TELL ME A MITZI by Lore Segal, illustrated by Harriet Pincus
Find it: Amazon | Your Library
I loved listening to my mom read me Tell Me a Mitzi! The picture book consists of three separate stories. In the first, Mitzi wants to visit grandma but since her parents are asleep, she gets her brother ready all by herself and gets them into a taxi, only to realize she doesn't know that address. The middle story will be familiar to moms everywhere who have to take care of everyone else when they are sick… until she gets sick herself. In the third story, the children and their father turn a presidential motorcade upside down over a piece of gum. Ages 5 and up.
THE ELEPHANT WHO LIKED TO SMASH SMALL CARS by Jean Merrill, illustrated by Ronni Solbert
As the title suggests, a young elephant loves to smash small cars as they pass by. He loves to smash red, yellow, blue cars! But what happens when a car salesman won't put up with the elephant's penchant for destruction?
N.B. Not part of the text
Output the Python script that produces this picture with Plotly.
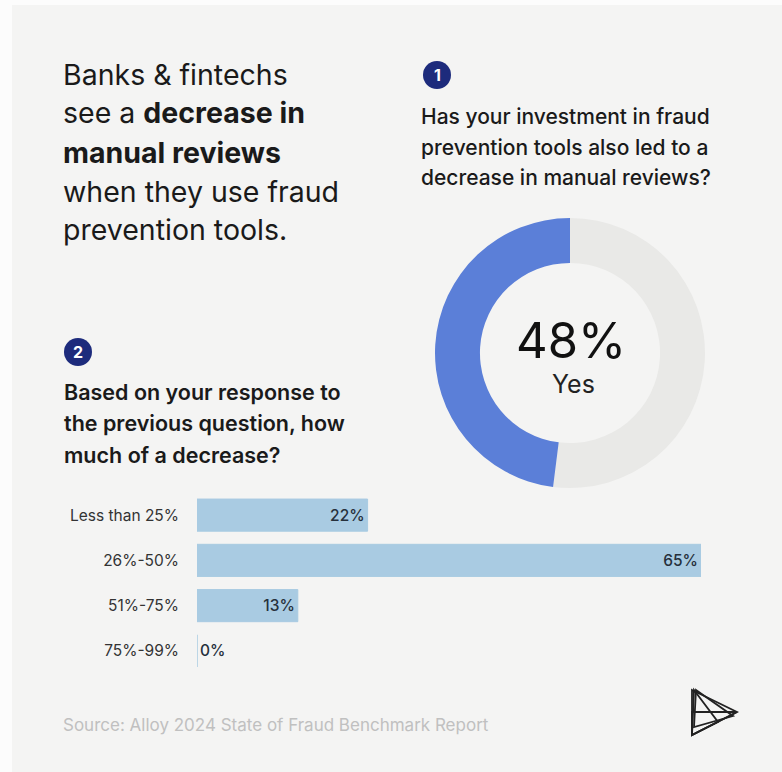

He will need to find a way to temper his smashing enthusiasm. An unusual, but whimsical preschool book that will especially be enjoyed by kids know the pleasure of knocking down block towers and the like! Ages 3 and up.
MORE: Wacky Picture Books
THE COW WHO FELL IN THE CANAL by Phyllis Krasilovsky, illustrated by Peter Spier
Find it: Amazon | Your Library
I was quite in love with this book when I was a girl. I think it was probably the illustrations that appealed to me because upon re-reading it as an adult, I realized I hadn't remembered much about the story, but all the scenes were familiar. The story is about a cow who gets bored and sets off on a raft through city and country, causing a bit of chaos in pursuit of a particularly delicious-looking straw hat. Spier's illustrations are wonderfully detailed and evoke the Dutch landscape with its windmills, markets and canals. Ages 4 and up.